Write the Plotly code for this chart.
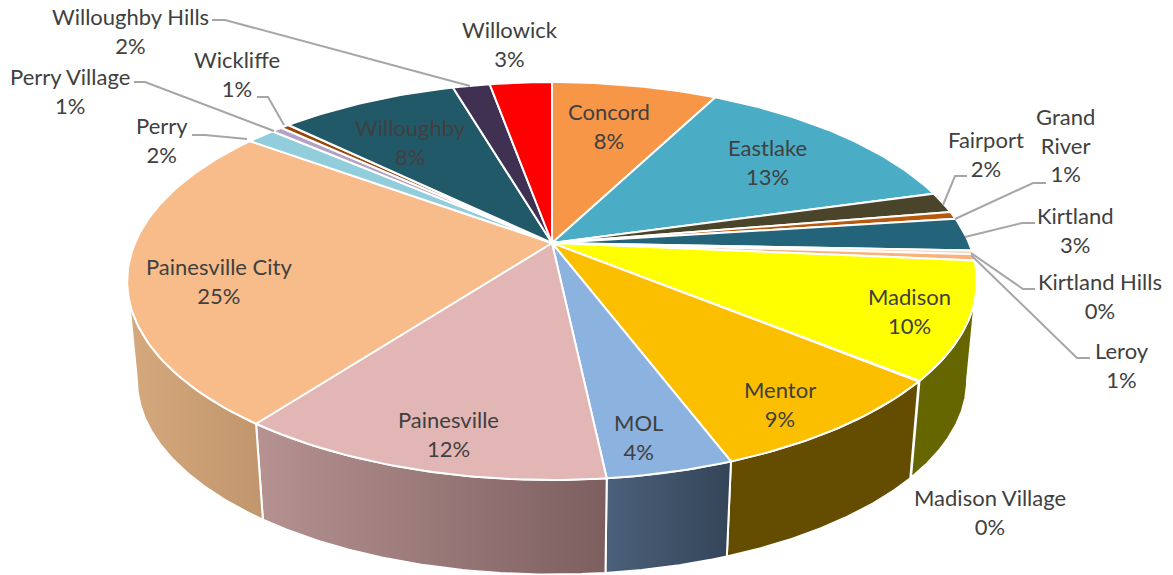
import numpy as np
import plotly.graph_objects as go

# ---- data ----
categories = ["Concord", "Eastlake", "Fairport", "Grand River", "Kirtland", "Kirtland Hills", "Leroy",
              "Madison", "Madison Village", "Mentor", "MOL", "Painesville", "Painesville City",
              "Perry", "Perry Village", "Wickliffe", "Willoughby", "Willoughby Hills", "Willowick"]
values = [7.6, 13.1, 1.7, 0.6, 2.7, 0.3, 0.5, 9.5, 0.05, 8.35, 4.05, 12.0, 24.88, 1.32, 0.5, 0.4, 8.2, 1.7, 2.85]
pct_labels = ["8%", "13%", "2%", "1%", "3%", "0%", "1%", "10%", "0%", "9%", "4%", "12%", "25%",
              "2%", "1%", "1%", "8%", "2%", "3%"]

# ---- styles ----
top_colors = ["#F79646", "#4BACC6", "#4A452A", "#B85A0E", "#24647A", "#FBD5B5", "#F9B27C", "#FFFF00",
              "#FFE699", "#FCBF00", "#8CB2E0", "#E3B6B6", "#F7BC8A", "#92CDDC", "#B3A2C7", "#974806",
              "#215968", "#403152", "#FF0000"]
wall_colors = {
    "Madison": ("#666600", "#666600"),
    "Mentor": ("#644C00", "#644C00"),
    "MOL": ("#344559", "#4B607A"),
    "Painesville": ("#7D5F5F", "#B69292"),
    "Painesville City": ("#C1966C", "#D6A87D"),
}
label_pos = {
    "Concord": (609, 126), "Eastlake": (767, 162), "Fairport": (986, 154), "Grand River": (1065, 145),
    "Kirtland": (1075, 230), "Kirtland Hills": (1100, 296), "Leroy": (1122, 365), "Madison": (909, 311),
    "Madison Village": (990, 512), "Mentor": (780, 404), "MOL": (638, 437), "Painesville": (448, 434),
    "Painesville City": (219, 281), "Perry": (162, 140), "Perry Village": (70, 91), "Wickliffe": (237, 74),
    "Willoughby": (410, 142), "Willoughby Hills": (130, 31), "Willowick": (510, 44),
}
leaders = [
    [(943, 205), (955, 176), (967, 176)],
    [(955, 219), (1033, 183), (1046, 183)],
    [(965, 237), (1022, 223), (1035, 223)],
    [(971, 253), (1023, 289), (1035, 289)],
    [(971, 255), (1077, 358), (1090, 358)],
    [(470, 86), (225, 20), (212, 20)],
    [(284, 125), (268, 97), (257, 97)],
    [(274, 131), (145, 82), (134, 82)],
    [(247, 139), (205, 135), (192, 135)],
]

# ---- perspective model of the pie ----
CX, CY, A, B, K = 552.0, 243.0, 417.0, 191.7, 0.191
WALL_SCALE, WALL_DROP = 0.977, 100.0
VIS_START, VIS_END = np.deg2rad(101), np.deg2rad(259)


def rim(theta):
    u, v = np.sin(theta), np.cos(theta)
    w = 1 + K * v
    return CX + A * u / w, CY - B * v / w


def rim_bottom(theta):
    x, y = rim(theta)
    return CX + WALL_SCALE * (x - CX), CY + WALL_DROP + WALL_SCALE * (y - CY)


fig = go.Figure()
total = sum(values)
edges = np.cumsum([0] + values) / total * 2 * np.pi

# side walls first
for i, name in enumerate(categories):
    if name not in wall_colors:
        continue
    a0, a1 = max(edges[i], VIS_START), min(edges[i + 1], VIS_END)
    th = np.linspace(a0, a1, 80)
    xt, yt = rim(th)
    xb, yb = rim_bottom(th)
    px = np.concatenate([xt, xb[::-1], xt[:1]])
    py = np.concatenate([yt, yb[::-1], yt[:1]])
    c0, c1 = wall_colors[name]
    fig.add_trace(go.Scatter(
        x=px, y=py, mode="lines", fill="toself", hoverinfo="skip",
        line=dict(color="white", width=2),
        fillgradient=dict(type="horizontal", colorscale=[[0, c1], [1, c0]]),
    ))

# top faces
for i, name in enumerate(categories):
    th = np.linspace(edges[i], edges[i + 1], max(3, int((edges[i + 1] - edges[i]) * 60)))
    xt, yt = rim(th)
    px = np.concatenate([[CX], xt, [CX]])
    py = np.concatenate([[CY], yt, [CY]])
    fig.add_trace(go.Scatter(
        x=px, y=py, mode="lines", fill="toself", fillcolor=top_colors[i], hoverinfo="skip",
        line=dict(color="white", width=2), name=name,
    ))

annotations = []
for name, pct in zip(categories, pct_labels):
    x, y = label_pos[name]
    txt = "Grand<br>River<br>" + pct if name == "Grand River" else name + "<br>" + pct
    annotations.append(dict(x=x, y=y, xref="x", yref="y", text=txt, showarrow=False, align="center",
                            font=dict(family="Lato", size=22, color="#404040")))

shapes = []
for pts in leaders:
    path = "M " + " L ".join(f"{x},{y}" for x, y in pts)
    shapes.append(dict(type="path", path=path, xref="x", yref="y",
                       line=dict(color="#A6A6A6", width=2)))

fig.update_layout(
    width=1173, height=575, margin=dict(l=0, r=0, t=0, b=0), showlegend=False,
    paper_bgcolor="white", plot_bgcolor="white",
    xaxis=dict(range=[0, 1173], visible=False, fixedrange=True),
    yaxis=dict(range=[575, 0], visible=False, fixedrange=True),
    annotations=annotations, shapes=shapes,
)
fig.write_html("out.html", config={"displayModeBar": False},
               post_script="document.body.style.margin='0';document.documentElement.style.overflow='hidden';")
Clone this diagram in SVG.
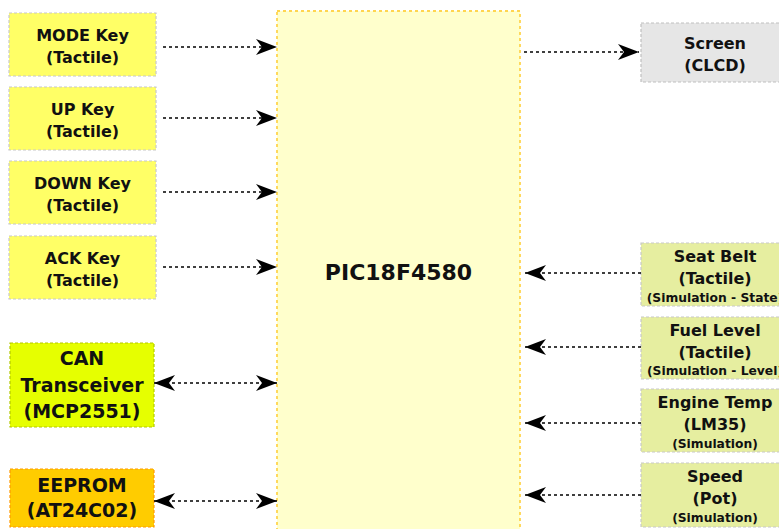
<svg xmlns="http://www.w3.org/2000/svg" width="779" height="529" viewBox="0 0 779 529">
<style>
text{font-family:"DejaVu Sans","Liberation Sans",sans-serif;font-weight:bold;fill:#111;text-anchor:middle}
.k{fill:#ffff66;stroke:#c8c8c8;stroke-width:1.2;stroke-dasharray:3 2}
.s{fill:#e6eea0;stroke:#c8c8c8;stroke-width:1.2;stroke-dasharray:3 2}
.t16{font-size:16px}
.t12{font-size:12.3px}
.t19{font-size:19px}
.c{fill:none;stroke:#000;stroke-width:1.5;stroke-dasharray:3 3}
</style>
<defs>
<marker id="ah" markerUnits="userSpaceOnUse" markerWidth="24" markerHeight="18" viewBox="-22 -9 24 18" refX="0" refY="0" orient="auto-start-reverse">
<path d="M0,0 L-21,-8 L-15,0 L-21,8 Z" fill="#000"/>
</marker>
</defs>
<g id="mcu">
<rect x="277" y="11" width="243" height="530" fill="#ffffcc" stroke="#ffd54f" stroke-width="1.8" stroke-dasharray="3 3"/>
<text x="398.5" y="280" style="font-size:22px">PIC18F4580</text>
</g>
<g id="mode">
<rect class="k" x="9" y="13" width="147" height="63"/>
<text class="t16" x="82.5" y="41">MODE Key</text>
<text class="t16" x="82.5" y="63">(Tactile)</text>
</g>
<g id="up">
<rect class="k" x="9" y="87" width="147" height="63"/>
<text class="t16" x="82.5" y="115">UP Key</text>
<text class="t16" x="82.5" y="137">(Tactile)</text>
</g>
<g id="down">
<rect class="k" x="9" y="161" width="147" height="63"/>
<text class="t16" x="82.5" y="189">DOWN Key</text>
<text class="t16" x="82.5" y="211">(Tactile)</text>
</g>
<g id="ack">
<rect class="k" x="9" y="236" width="147" height="63"/>
<text class="t16" x="82.5" y="264">ACK Key</text>
<text class="t16" x="82.5" y="286">(Tactile)</text>
</g>
<g id="can">
<rect x="10" y="343" width="144" height="84" fill="#e6ff00" stroke="#b3c800" stroke-width="1.2" stroke-dasharray="3 2"/>
<text class="t19" x="82" y="365">CAN</text>
<text class="t19" x="82" y="392">Transceiver</text>
<text class="t19" x="82" y="418">(MCP2551)</text>
</g>
<g id="eeprom">
<rect x="10" y="469" width="144" height="58" fill="#ffcc00" stroke="#ff9900" stroke-width="1.2" stroke-dasharray="3 2"/>
<text class="t19" x="82" y="492">EEPROM</text>
<text class="t19" x="82" y="517">(AT24C02)</text>
</g>
<g id="screen">
<rect x="641" y="23" width="148" height="59" fill="#e6e6e6" stroke="#c0c0c0" stroke-width="1.2" stroke-dasharray="3 2"/>
<text class="t16" x="715" y="49">Screen</text>
<text class="t16" x="715" y="71">(CLCD)</text>
</g>
<g id="seatbelt">
<rect class="s" x="641" y="243" width="148" height="63"/>
<text class="t16" x="715" y="262">Seat Belt</text>
<text class="t16" x="715" y="284">(Tactile)</text>
<text class="t12" x="715" y="302">(Simulation - State)</text>
</g>
<g id="fuel">
<rect class="s" x="641" y="317" width="148" height="62"/>
<text class="t16" x="715" y="336">Fuel Level</text>
<text class="t16" x="715" y="358">(Tactile)</text>
<text class="t12" x="715" y="375">(Simulation - Level)</text>
</g>
<g id="enginetemp">
<rect class="s" x="641" y="389" width="148" height="63"/>
<text class="t16" x="715" y="408">Engine Temp</text>
<text class="t16" x="715" y="430">(LM35)</text>
<text class="t12" x="715" y="448">(Simulation)</text>
</g>
<g id="speed">
<rect class="s" x="641" y="463" width="148" height="64"/>
<text class="t16" x="715" y="482">Speed</text>
<text class="t16" x="715" y="504">(Pot)</text>
<text class="t12" x="715" y="522">(Simulation)</text>
</g>
<g id="connectors">
<path class="c" d="M163,47 H277" marker-end="url(#ah)"/>
<path class="c" d="M163,118 H277" marker-end="url(#ah)"/>
<path class="c" d="M163,192 H277" marker-end="url(#ah)"/>
<path class="c" d="M163,267 H277" marker-end="url(#ah)"/>
<path class="c" d="M154,383 H277" marker-start="url(#ah)" marker-end="url(#ah)"/>
<path class="c" d="M154,501 H277" marker-start="url(#ah)" marker-end="url(#ah)"/>
<path class="c" d="M524,52 H639" marker-end="url(#ah)"/>
<path class="c" d="M641,273 H525" marker-end="url(#ah)"/>
<path class="c" d="M641,347 H525" marker-end="url(#ah)"/>
<path class="c" d="M641,423 H525" marker-end="url(#ah)"/>
<path class="c" d="M641,495 H525" marker-end="url(#ah)"/>
</g>
</svg>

····················

**EXERCISE DETAILS**
Leave out the pictures. Transcribe only the lines above, from the first through the one that contains "import plotly.graph_objects as go".

**THE REPLY**
Write the Plotly code for this chart.
import numpy as np
import plotly.graph_objects as go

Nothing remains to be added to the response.